In an unusual speech, Chinese President Xi Jinping condemned weird architecture, and many in the West listened in agreement. However, his call for pleasant art (“sunshine in a blue sky and a breeze in spring”), socialist and patriotic, has also sparked up the recent directive of the communication media authority that imposes stints in the countryside for intellectuals and artists, and in this case the echoes of the Cultural Revolution promoted by Mao Zedong from 1966 to 1976 have raised all alarms. Reeducation through immersion in the peasant world left a lost generation in its wake, but the month-long stays in rural zones or mining areas for employees of public press, radio, film, and television companies seem insignificant compared to all the drama that marked the exodus of China’s urban youth almost half a century ago. At any rate, Xi’s aesthetic opinions can set the creative pace of a country that harbors a formidable art market and which in the past decade has been a privileged stage for iconic architecture.
He who is the most powerful man in China since Mao has launched an ambitious agenda covering everything from economic liberalization and war against corruption to the revision of one-child-per-family policies and the regulation of internal migrations, and now comes the turn of the ideological realm of the arts, where Xi advocates restoral of the ‘cultural hegemony’ that Gramsci considered indispensable to successful political struggle. In the context of an art and literature symposium held in Beijing on 14 October, Xi spoke for two hours about architecture and art having to “inspire minds, warm hearts, cultivate taste, and clean up undesirable work styles,” calling on the nation to avoid mercantilization and “spread contemporary Chinese values, incorporate traditional Chinese culture, and reflect the aesthetic interests of the Chinese people.”
Already seen in China as the most important official take on art since Mao’s mythical interventions at the Yan’an Forum in 1942, Xi’s discourse did not hesitate to offer examples of what he judged as ‘weird’, centering his critiques on the building raised by Rem Koolhaas in Beijing as headquarters of the state television network CCTV, and a bridge in Chongqing which in shape and color resembles female genitalia. What some have named Xi’s ‘Maoist turn’ has been promoted on the visual prominence of the examples given, provoking defensive reactions from architects like Koolhaas himself (“CCTV is a very serious building … Chinese culture and Chinese architecture will benefit”), or from developers like Pan Shiyi, whose Soho projects with Zaha Hadid have been dismissed as weird by the pro-government Global Times.
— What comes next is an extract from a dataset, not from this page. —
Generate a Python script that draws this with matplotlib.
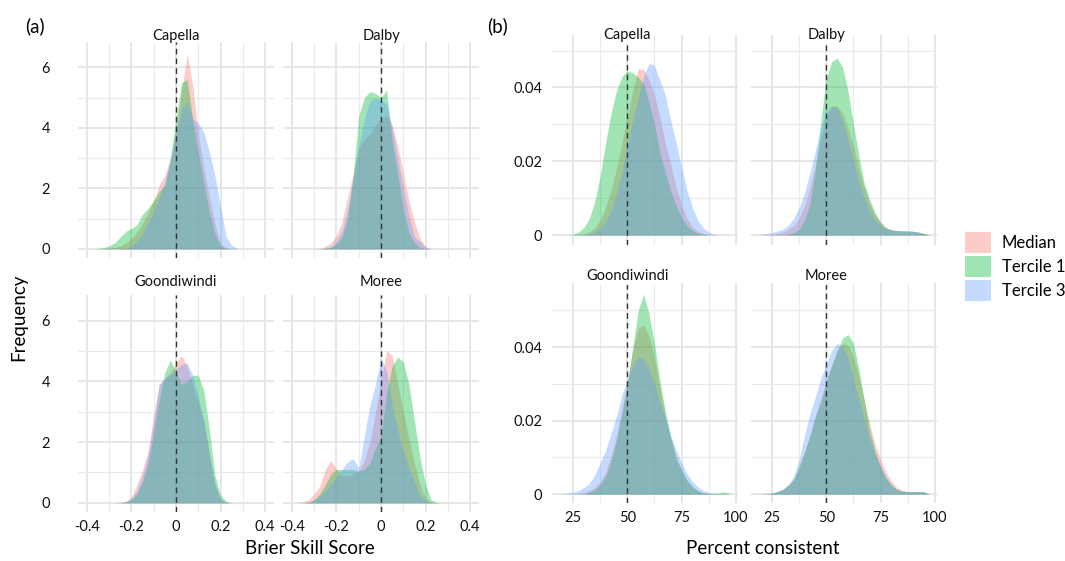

In his rejection of extravagance, Xi is in tune with a climate of opinion that the crisis has spread throughout the world, and which among other things will increase respect for heritage, an area where China’s vigorous urban development has had devastating consequences; in this convergence it is significant that the author of the building most criticized by Xi has stormed the Venice Biennale with an exhibition that upholds the fundamentals of architecture over the variable languages of architects. But in the insistent assertion of Chinese culture and values lies a sublayer of nationalism that is cause for alarm, taking place, as it does, in a geopolitical context of tensions between the great powers in the Pacific, and of Chinese economic expansionism in Africa and Latin America. Seen from Europe, perhaps no more than a peninsula of Asia, Xi’s calm and patriotic aesthetic perhaps warrants as much sympathy as apprehension.